Et Kennedy est mort par là où il a péché : la Mafia a eu raison de lui. Toute l'enquête du FBI est relatée dans ce long chapitre sur les tenants et les aboutissants concernant l'assassinat de J.F.K. Il y eut la version officielle bien sûr et puis il y eut la secrète enquête en interne du FBI qui montre que Oswald fut un pion manipulé par la CIA et passage à l'action initié par la Mafia. Tolson révèle tout ce qu'il a découvert sur Oswald et ur Ruby, l'assassin de Oswald. Il y eut plusieurs tireurs dont trois tireurs d'élite corses rapidement exfiltrés du pays grâce à tout un réseau mafieux. Et Tolson va plus loin encore : il affirme que l'on ne peut assassiner un président des Etats-Unis sans l'assentiment de la CIA et du FBI, sans qu'ils participent directement au meurtre.
Pour Tolson, le courage ne demande que de l'inconscience, alors que la lâcheté demande de l'intelligence ; et lui ne respecte que l'intelligence.
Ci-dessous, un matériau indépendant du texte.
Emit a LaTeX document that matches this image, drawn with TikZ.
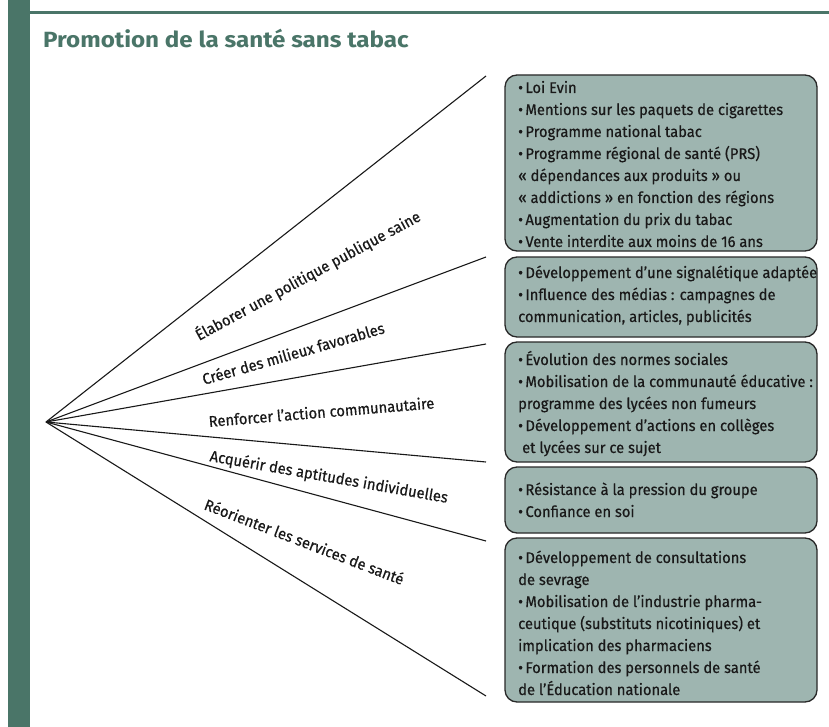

Suit un beau chapitre sur la pensée d'Albert Camus que Tolson ne porte pas dans son coeur.
Avril 1968 voit l'assassinat de Martin Luther King à Memphis. Puis quelques mois plus tard celui de Bob Kennedy en pleine campagne présidentielle. Un assassinat monté très exactement selon les mêmes règles que celui de son frère, commandité par la CIA et la Mafia texane protégée par Johnson : un tireur isolé Shiran Shiran et un finisseur à bout portant. Kennedy disparu, c'est Nixon qui est élu. Un homme dont l'Amérique avait besoin selon Tolson. Hélas l'affaire du Watergate le contraint à la démission.
Edgar Hoover meurt subitement en 1972. Des funérailles nationales sont organisées pour cet homme qui avait servi sous huit présidents des Etats-Unis. Il fut inhumé comme un chef d'état après un règne de 48 années, grand régisseur de cinq décennies de vie politique américaine, avec un immense pouvoir sans avoir jamais eu à affronter les électeurs.
500 pages de révélations et d'anecdotes passionnantes. Tout ce récit tout s'appuie sur des événements réels et des personnages portant leur nom véritable. Une bibliographie citant les sources est proposée en fin d'ouvrage : dialogues, comptes rendus d'écoute, fiches de renseignements, le tout réuni pour des mémoires attribuées à Clyde Tolson, le second du FBI et amant d'Edgar.
Extrait : Qu'est-ce qui fait le propre de l'homme ? Selon Thomas Huxley, c'est la morale. Pour les marxistes, c'est l'outil. Pour Platon, c'est la bipédie. Pour Aristote, l'homme est le seul animal politique, c'est à dire le seul animal doté d'un double langage.